After turning higher over the course of the previous session, treasuries saw some further upside on Tuesday but closed well off their highs for the session.
Bond prices showed a strong upward move in morning trading but gave back some ground in the afternoon. Subsequently, the yield on the benchmark ten-year note, which moves opposite of its price, edged down by 1.6 basis points to 1.879 percent after hitting a low of 1.843 percent.
While the ten-year yield finished the session well off its worst levels of the day, it still set a new one-month closing low.
Treasuries showed a strong move to the upside in morning trading as Federal Reserve Chairman Ben Bernanke testified before the Senate Banking Committee.
In his prepared remarks, Bernanke noted that the Fed's highly accommodative monetary policy has several potential costs and risks, including leading to higher inflation.
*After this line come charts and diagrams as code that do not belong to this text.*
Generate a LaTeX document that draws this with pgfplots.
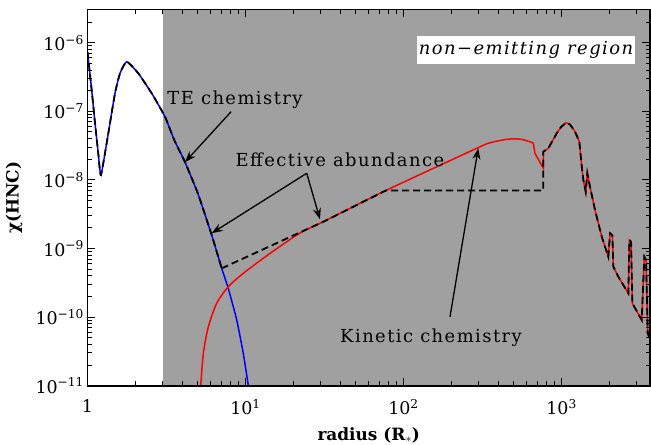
\documentclass[border=0pt]{standalone}
\usepackage{fontspec}
\setmainfont{DejaVu Serif}
\usepackage{pgfplots}
\pgfplotsset{compat=1.18}
\usetikzlibrary{arrows.meta}
\definecolor{Shade}{HTML}{A0A0A0}

\begin{document}
\begin{tikzpicture}
\begin{axis}[
  scale only axis, width=562.5bp, height=376.2bp,
  xmode=log, ymode=log,
  xmin=1, xmax=3630, ymin=1e-11, ymax=3.05e-6,
  axis on top,
  axis line style={line width=1.6bp},
  every tick/.style={black, line width=1bp},
  major tick length=8bp, minor tick length=4.5bp,
  xtick={1,10,100,1000},
  xticklabels={1,10\textsuperscript{1},10\textsuperscript{2},10\textsuperscript{3}},
  minor xtick={2,3,4,5,6,7,8,9,20,30,40,50,60,70,80,90,200,300,400,500,600,700,800,900,2000,3000},
  ytick={1e-11,1e-10,1e-9,1e-8,1e-7,1e-6},
  yticklabels={10\textsuperscript{−11},10\textsuperscript{−10},10\textsuperscript{−9},10\textsuperscript{−8},10\textsuperscript{−7},10\textsuperscript{−6}},
  minor ytick={2e-11,3e-11,4e-11,5e-11,6e-11,7e-11,8e-11,9e-11,
    2e-10,3e-10,4e-10,5e-10,6e-10,7e-10,8e-10,9e-10,
    2e-9,3e-9,4e-9,5e-9,6e-9,7e-9,8e-9,9e-9,
    2e-8,3e-8,4e-8,5e-8,6e-8,7e-8,8e-8,9e-8,
    2e-7,3e-7,4e-7,5e-7,6e-7,7e-7,8e-7,9e-7,2e-6,3e-6},
  tick label style={font=\fontsize{17.5}{20}\selectfont},
  xticklabel style={yshift=-10bp},
]
% non-emitting region
\addplot[fill=Shade,draw=none] coordinates {(3,1e-12)(5000,1e-12)(5000,1e-5)(3,1e-5)} -- cycle;

% TE chemistry
\addplot[blue,line width=1.5bp,smooth,tension=0.3] coordinates {
  (1,7.3e-7)(1.063,2.04e-7)(1.116,6.7e-8)(1.170,2.44e-8)(1.217,1.18e-8)
  (1.354,4.78e-8)(1.493,1.83e-7)(1.606,3.58e-7)(1.771,5.28e-7)(2.097,3.58e-7)
  (2.549,1.83e-7)(3.094,8.34e-8)(3.54,3.82e-8)(4.14,1.82e-8)(5.0,6.3e-9)(6.11,1.57e-9)
  (7.07,5.14e-10)(7.78,2.63e-10)(8.80,9.08e-11)(9.68,2.96e-11)(10.42,1e-11)(10.6,7e-12)};

% kinetic chemistry
\addplot[red,line width=1.5bp,smooth,tension=0.45] coordinates {
  (5.19,7e-12)(5.21,1e-11)(5.41,2.96e-11)(5.82,7.24e-11)(6.57,1.59e-10)(7.78,2.77e-10)
  (9.68,4.35e-10)(14.3,8.5e-10)(22.1,1.68e-9)(31.1,2.46e-9)(74.5,6.73e-9)(290.5,2.89e-8)
  (352.8,3.48e-8)(408,3.75e-8)(472,3.95e-8)(560,3.9e-8)(663,3.45e-8)};
\addplot[red,line width=1.5bp] coordinates {
  (663,3.45e-8)(679,2.44e-8)(767,1.48e-8)(767,2.58e-8)
  (825,2.89e-8)(932,4.78e-8)(993,5.9e-8)(1068,6.83e-8)(1132,6.43e-8)(1217,5.05e-8)(1296,3.61e-8)(1343,1.56e-8)
  (1374,9.97e-9)(1423,6.73e-9)(1456,1.25e-8)(1514,7.96e-9)(1629,3.64e-9)(1797,1.49e-9)
  (1977,7.59e-10)(2028,1.67e-9)(2097,1.57e-9)(2128,5.43e-10)(2288,3.88e-10)(2648,2.22e-10)
  (2686,1.33e-9)(2754,1.26e-9)(2806,1.59e-10)(3218,9.08e-11)(3342,7.59e-10)(3427,6.79e-10)
  (3513,5.81e-11)(3686,4.37e-11)};

% effective abundance
\addplot[black,line width=1.8bp,dash pattern=on 7bp off 4bp,smooth,tension=0.3] coordinates {
  (1,7.3e-7)(1.063,2.04e-7)(1.116,6.7e-8)(1.170,2.44e-8)(1.217,1.18e-8)
  (1.354,4.78e-8)(1.493,1.83e-7)(1.606,3.58e-7)(1.771,5.28e-7)(2.097,3.58e-7)
  (2.549,1.83e-7)(3.094,8.34e-8)(3.54,3.82e-8)(4.14,1.82e-8)(5.0,6.3e-9)(6.11,1.57e-9)
  (7.07,5.14e-10)};
\addplot[black,line width=1.8bp,dash pattern=on 7bp off 4bp] coordinates {
  (7.07,5.14e-10)(31.1,2.46e-9)(74.5,6.73e-9)(77.5,7.0e-9)(767,7.0e-9)(767,2.58e-8)
  (825,2.89e-8)(932,4.78e-8)(993,5.9e-8)(1068,6.83e-8)(1132,6.43e-8)(1217,5.05e-8)(1296,3.61e-8)(1343,1.56e-8)
  (1374,9.97e-9)(1423,6.73e-9)(1456,1.25e-8)(1514,7.96e-9)(1629,3.64e-9)(1797,1.49e-9)
  (1977,7.59e-10)(2028,1.67e-9)(2097,1.57e-9)(2128,5.43e-10)(2288,3.88e-10)(2648,2.22e-10)
  (2686,1.33e-9)(2754,1.26e-9)(2806,1.59e-10)(3218,9.08e-11)(3342,7.59e-10)(3427,6.79e-10)
  (3513,5.81e-11)(3686,4.37e-11)};

% annotations
\tikzset{note/.style={font=\fontsize{18}{20}\selectfont\addfontfeatures{LetterSpace=8},inner sep=0pt},
  pointer/.style={-{Stealth[length=11bp,width=8bp]},line width=1.3bp}}
\node[note] at (axis cs:8.58,1.46e-7) {TE chemistry};
\draw[pointer] (axis cs:8.10,9.86e-8) -- (axis cs:4.14,1.82e-8);
\node[note] at (axis cs:39.6,1.95e-8) {Effective abundance};
\draw[pointer] (axis cs:24.4,1.25e-8) -- (axis cs:6.11,1.67e-9);
\draw[pointer] (axis cs:24.4,1.25e-8) -- (axis cs:29.6,2.67e-9);
\node[note] at (axis cs:149.3,4.95e-11) {Kinetic chemistry};
\draw[pointer] (axis cs:196.9,1.01e-10) -- (axis cs:297,2.89e-8);
\node[note,fill=white,inner xsep=1.5bp,inner ysep=5bp,font=\fontsize{18}{20}\selectfont\itshape\addfontfeatures{LetterSpace=8}]
  at (axis cs:596,7.84e-7) {non−emitting region};
\end{axis}
\node[font=\fontsize{17}{20}\selectfont\bfseries] at ([yshift=-49.3bp]current axis.south) {radius (R$_*$)};
\node[font=\fontsize{17}{20}\selectfont\bfseries,rotate=90] at ([xshift=-73.5bp]current axis.west) {χ(HNC)};
\pgfresetboundingbox
\path[use as bounding box] ([shift={(-87.5bp,-59.3bp)}]current axis.south west)
  rectangle ([shift={(1bp,9.5bp)}]current axis.north east);
\end{tikzpicture}
\end{document}
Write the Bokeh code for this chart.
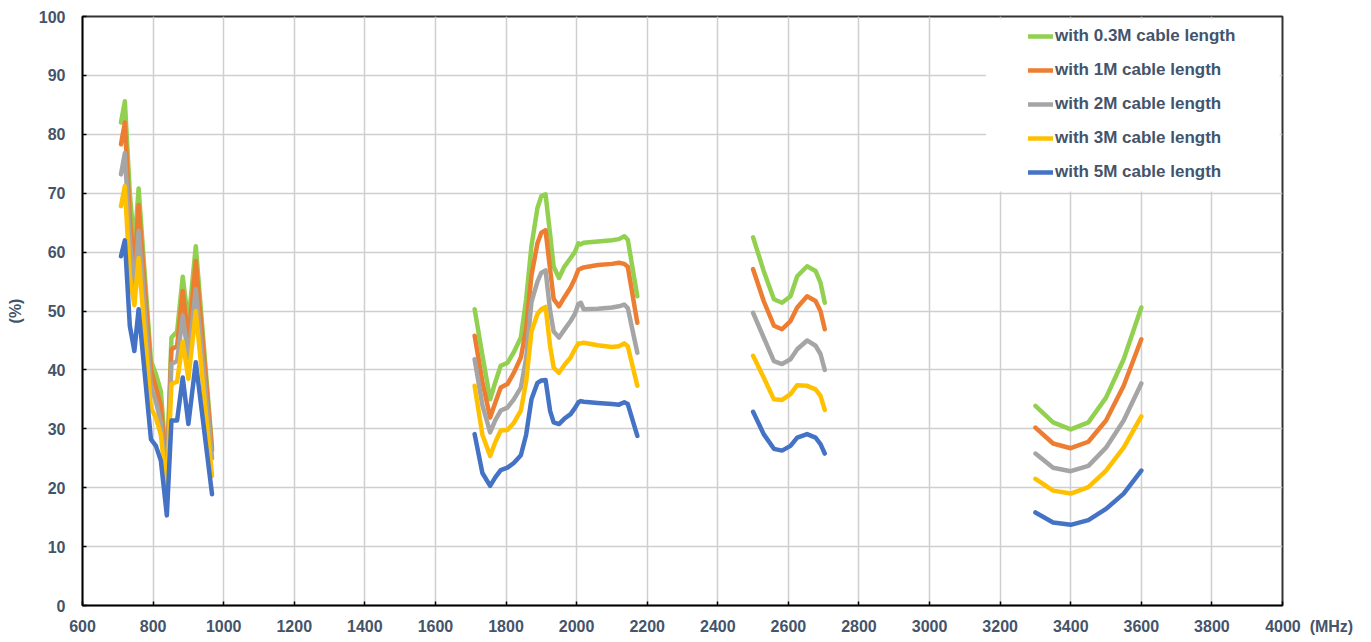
import math
from bokeh.plotting import figure
from bokeh.models import Range1d, Legend, LegendItem, BoxAnnotation, FixedTicker
from bokeh.embed import file_html
from bokeh.resources import INLINE

# ---------------- data ----------------
series_labels = ["with 0.3M cable length", "with 1M cable length", "with 2M cable length",
                 "with 3M cable length", "with 5M cable length"]
series_colors = ["#92D050", "#ED7D31", "#A5A5A5", "#FFC000", "#4472C4"]

x_ticks = list(range(600, 4001, 200))
y_ticks = list(range(0, 101, 10))
x_unit = "(MHz)"
y_unit = "(%)"

low_freq = [709, 720, 734, 747, 759, 794, 808, 822, 839, 852, 868, 884, 900, 921, 967]
low_03m = [82.0, 85.6, 70.0, 61.0, 70.8, 41.5, 39.3, 36.4, 23.0, 45.5, 46.5, 55.8, 48.0, 61.0, 26.8]
low_1m = [78.3, 82.0, 66.0, 57.0, 68.0, 40.0, 37.0, 34.0, 22.0, 43.5, 44.0, 53.4, 45.0, 58.5, 26.3]
low_2m = [73.2, 76.8, 62.0, 54.0, 63.6, 37.0, 34.7, 31.0, 21.0, 41.0, 41.5, 49.2, 42.0, 53.7, 25.0]
low_3m = [67.8, 71.2, 56.0, 51.0, 59.0, 33.5, 31.9, 29.0, 19.5, 37.6, 38.0, 44.8, 38.5, 50.0, 22.0]
low_5m = [59.3, 62.0, 47.5, 43.2, 50.3, 28.2, 27.1, 24.6, 15.3, 31.4, 31.4, 38.7, 30.8, 41.3, 18.9]

mid_freq = [1711, 1733, 1755, 1770, 1785, 1804, 1822, 1842, 1857, 1872, 1889, 1900, 1912, 1925,
            1935, 1950, 1965, 1983, 1995, 2005, 2012, 2020, 2060, 2100, 2120, 2135, 2145, 2172]
mid_03m = [50.3, 42.5, 35.0, 38.0, 40.7, 41.2, 43.0, 45.5, 52.0, 61.0, 67.5, 69.5, 69.8, 63.0,
           57.5, 55.6, 57.5, 59.0, 60.0, 61.5, 61.3, 61.6, 61.8, 62.0, 62.2, 62.7, 62.1, 52.5]
mid_1m = [45.8, 38.0, 31.9, 34.5, 37.0, 37.6, 39.5, 42.1, 47.0, 56.0, 61.5, 63.3, 63.7, 57.0,
          52.0, 50.8, 52.3, 54.0, 55.5, 57.0, 57.2, 57.4, 57.8, 58.0, 58.2, 58.0, 57.5, 48.0]
mid_2m = [41.8, 34.0, 29.4, 31.5, 33.1, 33.6, 35.0, 37.0, 42.0, 51.5, 55.0, 56.5, 56.9, 50.0,
          46.5, 45.5, 46.8, 48.3, 49.5, 51.2, 51.4, 50.3, 50.4, 50.6, 50.8, 51.1, 50.5, 42.9]
mid_3m = [37.3, 29.0, 25.4, 27.8, 29.7, 29.8, 31.0, 33.1, 38.0, 46.5, 49.5, 50.3, 50.7, 44.0,
          40.4, 39.5, 40.8, 42.1, 43.5, 44.5, 44.5, 44.6, 44.2, 43.9, 44.0, 44.5, 44.0, 37.3]
mid_5m = [29.1, 22.5, 20.3, 21.8, 23.0, 23.4, 24.2, 25.5, 29.0, 35.0, 37.8, 38.2, 38.3, 33.0,
          31.1, 30.8, 31.7, 32.5, 33.5, 34.5, 34.7, 34.6, 34.4, 34.2, 34.1, 34.5, 34.2, 28.8]

b3_freq = [2500, 2530, 2559, 2582, 2606, 2625, 2653, 2677, 2691, 2703]
b3_03m = [62.5, 56.8, 52.0, 51.4, 52.5, 55.9, 57.6, 56.8, 54.8, 51.4]
b3_1m = [57.1, 51.7, 47.5, 46.9, 48.3, 50.6, 52.5, 51.7, 50.0, 46.9]
b3_2m = [49.7, 45.5, 41.5, 41.0, 41.8, 43.5, 45.0, 44.1, 42.7, 40.0]
b3_3m = [42.4, 38.7, 35.0, 34.9, 35.9, 37.4, 37.3, 36.7, 35.6, 33.2]
b3_5m = [32.9, 29.1, 26.6, 26.3, 27.1, 28.5, 29.1, 28.5, 27.4, 25.8]

b4_freq = [3300, 3350, 3400, 3450, 3500, 3550, 3600]
b4_03m = [33.9, 31.1, 29.9, 31.1, 35.3, 41.8, 50.6]
b4_1m = [30.2, 27.5, 26.7, 27.8, 31.4, 37.3, 45.2]
b4_2m = [25.8, 23.4, 22.8, 23.7, 26.8, 31.4, 37.7]
b4_3m = [21.5, 19.5, 19.0, 20.1, 22.9, 26.8, 32.1]
b4_5m = [15.8, 14.1, 13.7, 14.5, 16.4, 19.0, 22.9]

bands_freq = [low_freq, mid_freq, b3_freq, b4_freq]
series_values = [
    [low_03m, mid_03m, b3_03m, b4_03m],
    [low_1m, mid_1m, b3_1m, b4_1m],
    [low_2m, mid_2m, b3_2m, b4_2m],
    [low_3m, mid_3m, b3_3m, b4_3m],
    [low_5m, mid_5m, b3_5m, b4_5m],
]

# ---------------- figure ----------------
TEXT = "#44546A"
FONT = "Liberation Sans"
NB = "\u00a0"

p = figure(width=1370, height=640, x_range=Range1d(600, 4000), y_range=Range1d(0, 100),
           output_backend="svg", toolbar_location=None,
           min_border_left=82, min_border_right=88, min_border_top=16, min_border_bottom=35)
p.background_fill_color = "white"
p.border_fill_color = "white"
p.outline_line_color = "#333333"
p.outline_line_width = 2

p.xaxis.ticker = FixedTicker(ticks=x_ticks)
p.yaxis.ticker = FixedTicker(ticks=y_ticks)
# last x tick carries the unit to its right (padding keeps the number centred on its tick)
p.xaxis.major_label_overrides = {x_ticks[-1]: NB * 12 + str(x_ticks[-1]) + NB * 2 + x_unit}
for ax in (p.xaxis, p.yaxis):
    ax.axis_line_color = "black"
    ax.axis_line_width = 1.5
    ax.major_tick_in = 4
    ax.major_tick_out = 0
    ax.major_tick_line_color = "black"
    ax.major_tick_line_width = 1.5
    ax.minor_tick_line_color = None
    ax.major_label_text_font = FONT
    ax.major_label_text_font_style = "bold"
    ax.major_label_text_font_size = "16px"
    ax.major_label_text_color = TEXT
p.xaxis.major_label_standoff = 12
p.yaxis.major_label_standoff = 17
p.yaxis.axis_label = y_unit
p.yaxis.axis_label_standoff = 12
p.yaxis.axis_label_text_font = FONT
p.yaxis.axis_label_text_font_style = "bold"
p.yaxis.axis_label_text_font_size = "16px"
p.yaxis.axis_label_text_color = TEXT

p.grid.grid_line_color = "#cfcfcf"
p.grid.grid_line_width = 1.5

items = []
for label, color, vals in zip(series_labels, series_colors, series_values):
    xs, ys = [], []
    for i, (f, v) in enumerate(zip(bands_freq, vals)):
        if i > 0:
            xs.append(math.nan)
            ys.append(math.nan)
        xs.extend(f)
        ys.extend(v)
    r = p.line(xs, ys, line_color=color, line_width=4.5, line_join="round", line_cap="round")
    items.append(LegendItem(label=label, renderers=[r]))

# white backdrop behind the legend (hides gridlines like the original)
p.add_layout(BoxAnnotation(left=3160, right=3992, bottom=70.3, top=99.6,
                           fill_color="white", fill_alpha=1.0, line_alpha=0))

legend = Legend(items=items, location="top_right", margin=0, padding=10, spacing=14,
                glyph_width=25, glyph_height=20, label_height=20, label_width=217,
                label_standoff=2, label_text_font=FONT, label_text_font_style="bold",
                label_text_font_size="17px", label_text_color=TEXT,
                background_fill_alpha=0, border_line_alpha=0)
p.add_layout(legend)

open("out.html", "w").write(file_html(p, INLINE))
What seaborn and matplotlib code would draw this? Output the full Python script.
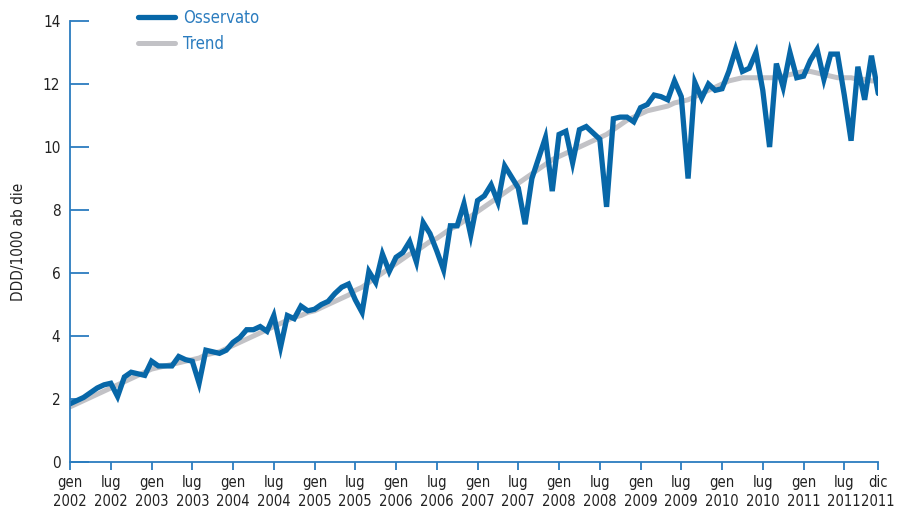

However, he said the Fed is closely monitoring the potential risks and said they are outweighed by the benefits of promoting a stronger economic recovery and more-rapid job creation.
Bernanke's remarks were seen as a reflective of the changing conversation within the Fed, although James Knightley, senior economist at ING, said the central bank is unlikely to announce a shift in monetary policy at its March meeting due to the economic risks from the sequester.
"Furthermore, the newsflow from Italy highlights the fact that the Eurozone story is still far from resolved, which suggests it is not just domestic risks that the Fed has to follow," Knightley said.
The pullback by treasuries came as traders turned their attention to upbeat reports on new home sales and consumer confidence following the end of Bernanke's testimony
The Commerce Department said new home sales surged up by 15.6 percent to a seasonally adjusted annual rate of 437,000 in January from the revised December rate of 378,000. With the increase, sales rose to their highest rate since July of 2008.
Economists had been expecting new home sales to show a much more modest increase to an annual rate of 381,000 from the 369,000 originally reported for the previous month.
A separate report from the Conference Board showed that its consumer confidence index jumped to 69.6 in February from a revised 58.4 in January. Economists had been expecting the index to climb to 61.0 from the 58.6 that had been reported for the previous month.
Meanwhile, traders largely shrugged off the results of the Treasury Department's auction of $35 billion worth of five-year notes, which attracted average demand.
The five-year note auction drew a high yield of 0.777 percent and a bid-to-cover ratio of 2.85, while the ten previous five-year note auctions had an average bid-to-cover ratio of 2.86.
The bid-to-cover ratio is a measure of demand that indicates the amount of bids for each dollar worth of securities being sold.
Another day of Congressional testimony from Bernanke may attract attention on Wednesday, with the Fed Chief due to appear before the House Financial Services Committee.
Traders are also likely to keep an eye on a pair of economic reports on durable goods orders and pending home sales in the month of January.
Additionally, finishing off this week's series of long-term securities auction, the Treasury is due to sell $29 billion worth of seven-year notes on Wednesday.